The central government cannot force us to introduce Vedic astrology in Kashmir. Jammu and Kashmir still retains a bit of its autonomy.
As per Article 370, education in our case is not a subject on the concurrent list. It is a state subject for Jammu and Kashmir, so we are not bound to follow the Centre. We will not allow Vedic astrology or any such courses which are against the spirit of the constitution of Jammu and Kashmir.
In the recent reshuffle the National Conference MP Omar Abdullah was not elevated to a Cabinet rank but the BJP MP from Udhampur, Chaman Lal Gupta was. What kind of a message does this send?
The reshuffle in the Union Cabinet is not really important to us. The PM had to elevate some people from his party, so he did it. It is his prerogative. What is more important for us is the autonomy of Jammu and Kashmir, the economic development of our state, not a Cabinet reshuffle.
Of late there have been media reports quoting intelligence agencies that the madrasas are a security threat, hinting at their involvement in anti-state activities..
No concrete evidence has come out against the madrasas. There are newspaper reports but there is no evidence that madrasas are involved in anti-national or illegal activities. As far as running such institutions is concerned the Constitution of India gives the minorities the right to establish educational institutions. Any move to restrict such institutions would be contravening the fundamental rights.
What about the madrasas in Jammu and Kashmir?
There are hardly any madrasas in Jammu and Kashmir. And those that are there, are purely institutions that impart religious education. We do not have any complaints.
Threats have been issued against women in Kashmir, directing them to be in veils by the Lashkar-e-Jabbar, what will you be doing to ensure their safety?

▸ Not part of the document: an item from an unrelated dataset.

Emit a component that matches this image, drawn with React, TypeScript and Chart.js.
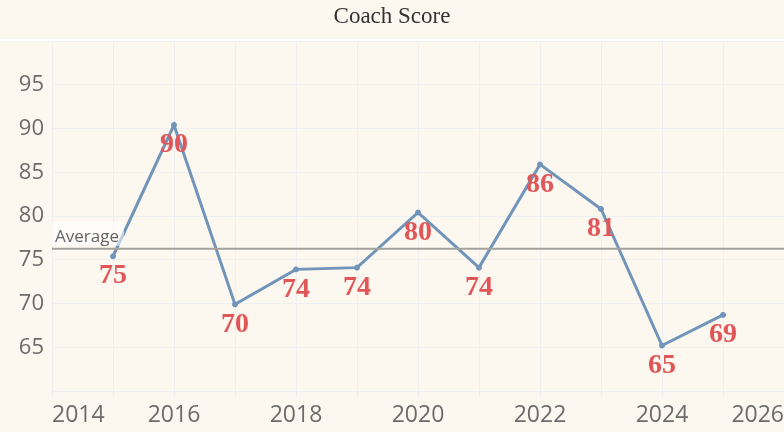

The fact is that students should attire themselves in what is acceptable to the society. But as far as the threats or coercion to enforce any particular dress code is concerned, it is not legitimate.We will take all the steps necessary to protect the students.
Till now nobody has followed these diktats and the religious organisations too have opposed it. But keeping in view the circumstances we will take all precautions.
Talking about the education system in Kashmir. What steps are you taking to bring Kashmir at par with the rest of the world in information technology?
I am conscious that we are lagging behind. Circumstances have been such. But this academic year (November) onwards we are introducing computer education in higher secondary schools.
We have a bachelors degrees programme in computer applications in some colleges and are going to cover the remaining ones. Apart from that we have industrial training institutes at district levels, where we are starting certificate courses in computers. Then, with the help of a World Bank sponsored Rs 70 crore project, we are upgrading, diversifying and increasing the intake in our polytechnics.
Are you taking any specific steps to provide educational facilities like boarding schools, scholarships to children who have lost their parents to the ongoing violence in Kashmir?
Our government has constituted a rehabilitation board, which is looking into the issue. Work is being done on it. But yes, there are no special boarding houses or schools for such children.